CRE Property Prices Climbing Again
Illustration courtesy of Real Capital Analytics
Commercial property price appreciation is comparable to that seen before the country’s initial Coronavirus lockdown last year, reported Real Capital Analytics, New York.
RCA Senior Analyst Wyatt Avery said the annual pace of commercial property price growth reached 6.8 percent in February. The firm’s National All-Property Index rose 0.9 percent in February alone.
The office index increased 2.0 percent year-over-year in February, Avery noted. “Prices in the office market have slowly crept back from the middle of last year when the index was flat, but are still only increasing at half the rate seen a year ago,” he said. Suburban office prices boosted the office index by gaining 2.2 percent year-over-year.
“The retail sector was again the only major property type with declining prices,” Avery said. The sector’s index has dropped 1.4 percent over the last year. Apartment prices rose 7.2 percent annualized, a growth rate similar to that pace seen over the last seven months.

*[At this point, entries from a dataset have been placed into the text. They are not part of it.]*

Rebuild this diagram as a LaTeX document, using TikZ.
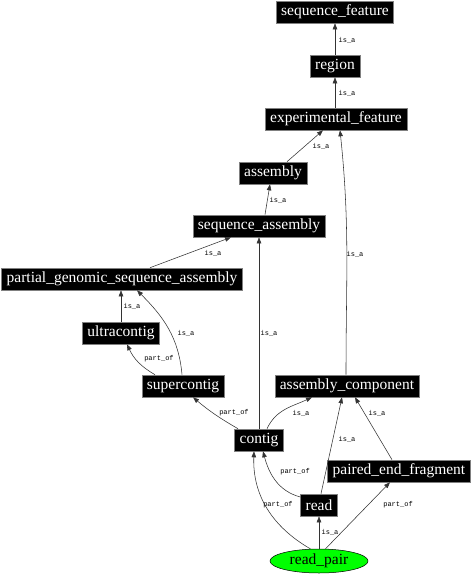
\documentclass[tikz,border=0pt]{standalone}
\usepackage{fontspec}
\setmainfont{Liberation Serif}
\newfontfamily\edgefont{Liberation Mono}
\usepackage{tikz}
\usetikzlibrary{arrows.meta,shapes.geometric}

\begin{document}
\begin{tikzpicture}[x=1pt,y=-1pt,
  term/.style={fill=black,draw=gray,line width=0.6pt,text=white,inner xsep=5pt,
    minimum height=22pt,font=\fontsize{15.5}{16}\selectfont},
  leaf/.style={ellipse,fill=green,draw=black,line width=0.5pt,minimum width=98pt,
    minimum height=24pt,inner sep=0pt,font=\fontsize{15.5}{16}\selectfont},
  rel/.style={line width=0.55pt,draw=black!80,-{Triangle[length=6pt,width=4.5pt]}},
  lab/.style={font=\edgefont\fontsize{7}{8}\selectfont,inner sep=0pt}]
  \useasboundingbox (0,0) rectangle (474,576);
  % terms
  \node[term] (sf)  at (335,12)  {sequence\_feature};
  \node[term] (reg) at (335,66)  {region};
  \node[term] (ef)  at (336,119) {experimental\_feature};
  \node[term] (asm) at (273,173) {assembly};
  \node[term] (sa)  at (259,226) {sequence\_assembly};
  \node[term] (pg)  at (122,279) {partial\_genomic\_sequence\_assembly};
  \node[term] (uc)  at (121,333) {ultracontig};
  \node[term] (sc)  at (183,386) {supercontig};
  \node[term] (ac)  at (347,386) {assembly\_component};
  \node[term] (ctg) at (259,440) {contig};
  \node[term] (pef) at (399,471) {paired\_end\_fragment};
  \node[term] (rd)  at (319,505) {read};
  \node[leaf] (rp)  at (319,561) {read\_pair};
  % relations
  \draw[rel] (reg) -- (sf) node[lab] at (347,40) {is\_a};
  \draw[rel] (ef.north -| reg.south) -- (reg.south) node[lab] at (347,93) {is\_a};
  \draw[rel] ([xshift=14pt]asm.north) -- ([xshift=-13pt]ef.south) node[lab] at (321,146) {is\_a};
  \draw[rel] ([xshift=6pt]sa.north) -- ([xshift=-3pt]asm.south) node[lab] at (278,200) {is\_a};
  \draw[rel] ([xshift=28pt]pg.north) -- ([xshift=-28pt]sa.south) node[lab] at (213,253) {is\_a};
  \draw[rel] (uc.north) -- (uc.north |- pg.south) node[lab] at (132,306) {is\_a};
  \draw[rel] ([xshift=-1pt]sc.north) to[out=95,in=-45] ([xshift=15pt]pg.south) node[lab] at (186,333) {is\_a};
  \draw[rel] ([xshift=-28pt]sc.north) to[out=150,in=-65] ([xshift=6pt]uc.south) node[lab] at (159,359) {part\_of};
  \draw[rel] (ctg.north) -- (ctg.north |- sa.south) node[lab] at (269,333) {is\_a};
  \draw[rel] ([xshift=-1pt]ac.north) to[out=90,in=-84] ([xshift=4pt]ef.south) node[lab] at (355,254) {is\_a};
  \draw[rel] ([xshift=-21pt]ctg.north) to[out=150,in=-40] ([xshift=10pt]sc.south) node[lab] at (234,413) {part\_of};
  \draw[rel] ([xshift=8pt]ctg.north) to[out=65,in=-155] ([xshift=-35pt]ac.south) node[lab] at (301,413) {is\_a};
  \draw[rel] ([xshift=2pt]rd.north) -- ([xshift=-5pt]ac.south) node[lab] at (347,439) {is\_a};
  \draw[rel] ([xshift=-7pt]pef.north) -- ([xshift=8pt]ac.south) node[lab] at (377,413) {is\_a};
  \draw[rel] ([yshift=8pt]rd.west) to[out=165,in=-75] ([xshift=4pt]ctg.south) node[lab] at (295,472) {part\_of};
  \draw[rel] (rp.125) to[out=150,in=-92] ([xshift=-5pt]ctg.south) node[lab] at (278,505) {part\_of};
  \draw[rel] (rp.north) -- (rd.south) node[lab] at (330,532) {is\_a};
  \draw[rel] (rp.62) -- ([xshift=-9pt]pef.south) node[lab] at (398,505) {part\_of};
\end{tikzpicture}
\end{document}
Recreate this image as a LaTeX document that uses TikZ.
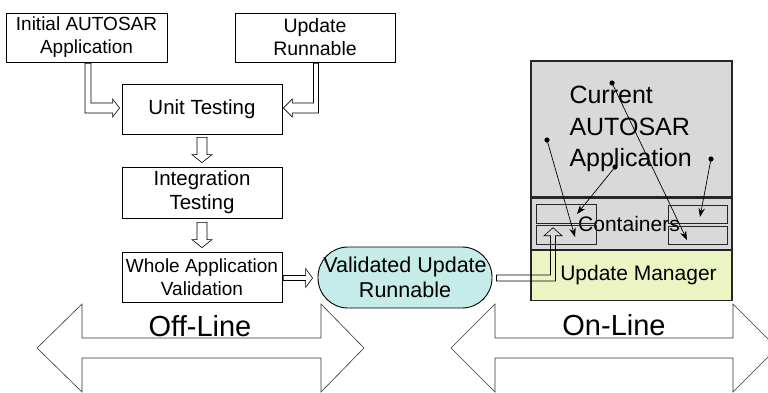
\documentclass[tikz,border=0pt]{standalone}
\usepackage{fontspec}
\setmainfont{Liberation Sans}
\usetikzlibrary{arrows.meta, calc, positioning}
\definecolor{appgray}{HTML}{D9D9D9}
\definecolor{managergreen}{HTML}{EBF5C3}
\definecolor{runnablecyan}{HTML}{C5ECE8}
\tikzset{
  stage/.style={draw=black, line width=0.8pt, fill=white, align=center, inner sep=0pt,
    minimum width=160pt, minimum height=50pt, font=\fontsize{19.5}{23}\selectfont},
  layer/.style={draw=black!85, line width=1.2pt, inner sep=0pt, minimum width=201pt,
    align=center, font=\fontsize{21}{25}\selectfont},
  slot/.style={draw=black!85, line width=1pt, inner sep=0pt, minimum width=59pt, minimum height=19pt},
  hollow/.style={draw=black, line width=0.6pt, line join=miter},
  phase/.style={draw=black!80, line width=0.6pt, line join=miter},
  phaselabel/.style={anchor=base, inner sep=0pt, font=\fontsize{29}{34}\selectfont},
  ptr/.style={-{Stealth[length=9pt,width=6.5pt]}, line width=0.7pt},
  node distance=0pt
}

\begin{document}
\begin{tikzpicture}[x=1pt, y=-1pt]
  \useasboundingbox (0,0) rectangle (768,392);

  % off-line / on-line bands
  \draw[phase] (37,348) -- (82,304) -- (82,338) -- (321,338) -- (321,304) -- (364,348)
    -- (321,392) -- (321,358) -- (82,358) -- (82,392) -- cycle;
  \draw[phase] (451,348) -- (495,304) -- (495,338) -- (733,338) -- (733,304) -- (777,348)
    -- (733,392) -- (733,358) -- (495,358) -- (495,392) -- cycle;
  \node[phaselabel] (offline) at (200,336) {Off-Line};
  \node[phaselabel] (online) at (614,335.5) {On-Line};

  % development flow
  \node[stage, minimum width=161pt, minimum height=49pt, font=\fontsize{19}{23}\selectfont]
    (init) at (86.5,37.5) {Initial AUTOSAR\\Application};
  \node[stage, minimum height=49pt] (upd) at (315,37.5) {Update\\Runnable};
  \node[stage, font=\fontsize{20.5}{24}\selectfont] (unit) at (202,109) {Unit Testing};
  \node[stage, minimum height=51pt, font=\fontsize{20.5}{24}\selectfont] (integ) at (202,192.5) {Integration\\Testing};
  \node[stage, font=\fontsize{19}{23}\selectfont] (whole) at (202,277) {Whole Application\\Validation};
  \node[draw=black, line width=0.9pt, fill=runnablecyan, rounded corners=30pt, inner sep=0pt,
    minimum width=174pt, minimum height=61pt, align=center, font=\fontsize{21.5}{25}\selectfont]
    (vur) at (405,277.5) {Validated Update\\Runnable};

  % target ECU
  \node[layer, fill=appgray, minimum height=136pt, text width=124pt, align=left,
    font=\fontsize{25}{31.8}\selectfont] (app) at (631.5,129) {Current\\AUTOSAR\\Application};
  \node[layer, fill=appgray, minimum height=51pt, below=of app] (cont) {\hspace*{-5pt}Containers};
  \node[layer, fill=managergreen, minimum height=50pt, below=of cont] (um) {\hspace*{14pt}Update Manager};

  \node[slot, minimum width=60pt] (cl1) at ($(cont.center)+(-65.5,-10)$) {};
  \node[slot, minimum width=60pt] (cl2) at ($(cont.center)+(-65.5,11)$) {};
  \node[slot, minimum height=18pt] (cr1) at ($(cont.center)+(66,-9.5)$) {};
  \node[slot, minimum height=18pt] (cr2) at ($(cont.center)+(66,11.5)$) {};

  % references into the containers
  \coordinate (src1) at (612,83);   \coordinate (dst1) at (687,240);
  \coordinate (src2) at (547,140);  \coordinate (dst2) at (575,237);
  \coordinate (src3) at (615,167);  \coordinate (dst3) at (577,214);
  \coordinate (src4) at (711,159);  \coordinate (dst4) at (700,217);
  \foreach \i in {1,...,4} {
    \fill (src\i) circle[radius=2.6pt];
    \draw[ptr] (src\i) -- (dst\i);
  }

  % block arrows
  \coordinate (a1s) at ($(init.south)+(1.5,1)$);
  \coordinate (a1t) at ($(unit.west)+(-2,-1)$);
  \draw[hollow] ($(a1s)+(-3,0)$) -- ($(a1s |- a1t)+(-3,5)$) -- ($(a1t)+(-7,5)$) -- ($(a1t)+(-7,9)$)
    -- (a1t) -- ($(a1t)+(-7,-9)$) -- ($(a1t)+(-7,-5)$) -- ($(a1s |- a1t)+(3,-5)$) -- ($(a1s)+(3,0)$) -- cycle;

  \coordinate (a2s) at ($(upd.south)+(0.5,1)$);
  \coordinate (a2t) at ($(unit.east)+(1,-1)$);
  \draw[hollow] ($(a2s)+(3,0)$) -- ($(a2s |- a2t)+(3,5)$) -- ($(a2t)+(9,5)$) -- ($(a2t)+(9,9)$)
    -- (a2t) -- ($(a2t)+(9,-9)$) -- ($(a2t)+(9,-5)$) -- ($(a2s |- a2t)+(-2,-5)$) -- ($(a2s)+(-2,0)$) -- cycle;

  \coordinate (a3s) at ($(unit.south)+(0,3)$);
  \coordinate (a3t) at ($(integ.north)+(0,-4)$);
  \draw[hollow] ($(a3s)+(-5,0)$) -- ($(a3t)+(-5,-8)$) -- ($(a3t)+(-10,-8)$) -- (a3t)
    -- ($(a3t)+(10,-8)$) -- ($(a3t)+(5,-8)$) -- ($(a3s)+(5,0)$) -- cycle;

  \coordinate (a4s) at ($(integ.south)+(0,4)$);
  \coordinate (a4t) at ($(whole.north)+(0,-4)$);
  \draw[hollow] ($(a4s)+(-5,0)$) -- ($(a4t)+(-5,-8)$) -- ($(a4t)+(-10,-8)$) -- (a4t)
    -- ($(a4t)+(10,-8)$) -- ($(a4t)+(5,-8)$) -- ($(a4s)+(5,0)$) -- cycle;

  \coordinate (a5s) at ($(whole.east)+(1,1)$);
  \coordinate (a5t) at ($(vur.west)+(-5,0.5)$);
  \draw[hollow] ($(a5s)+(0,-2.5)$) -- ($(a5t)+(-7,-2.5)$) -- ($(a5t)+(-7,-9.5)$) -- (a5t)
    -- ($(a5t)+(-7,9.5)$) -- ($(a5t)+(-7,2.5)$) -- ($(a5s)+(0,2.5)$) -- cycle;

  \coordinate (a6s) at ($(vur.east)+(4,0.5)$);
  \coordinate (a6t) at ($(cl2.north west)+(17.5,3)$);
  \draw[hollow] ($(a6s)+(0,-3)$) -- ($(a6s -| a6t)+(-2.5,-3)$) -- ($(a6t)+(-2.5,8)$) -- ($(a6t)+(-9,8)$)
    -- (a6t) -- ($(a6t)+(9,8)$) -- ($(a6t)+(2.5,8)$) -- ($(a6s -| a6t)+(2.5,3)$) -- ($(a6s)+(0,3)$) -- cycle;
\end{tikzpicture}
\end{document}
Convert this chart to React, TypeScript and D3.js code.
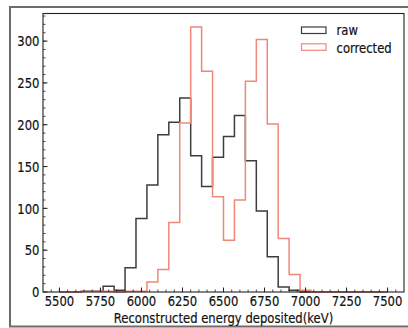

Industrial sector prices rose the fastest in February, up 8.1 percent year-over-year, RCA reported. “Investor interest in industrial property has jumped because of logistics demand and, more recently, demand for cold storage space,” Avery said.
Green Street, Newport Beach, Calif. reported Wednesday its price index of real estate investment trust-owned properties increased by 1.4 percent in March. The firm’s all-property index is up 2.5 percent this year to a point just 5 percent below pre-COVID levels.
“Property pricing has regained much of the ground lost during the pandemic,” said Green Street Managing Director Peter Rothemund. “There’s still significant variation around that average, but low interest rates, a rebounding economy and plenty of capital looking for a home have increased the bid for all property types and make further price increases this year likely.” Green Street reported the best performing property type, industrial, is up 14 percent over the past year in its index while prices of lodging and retail properties are down 10 percent or more.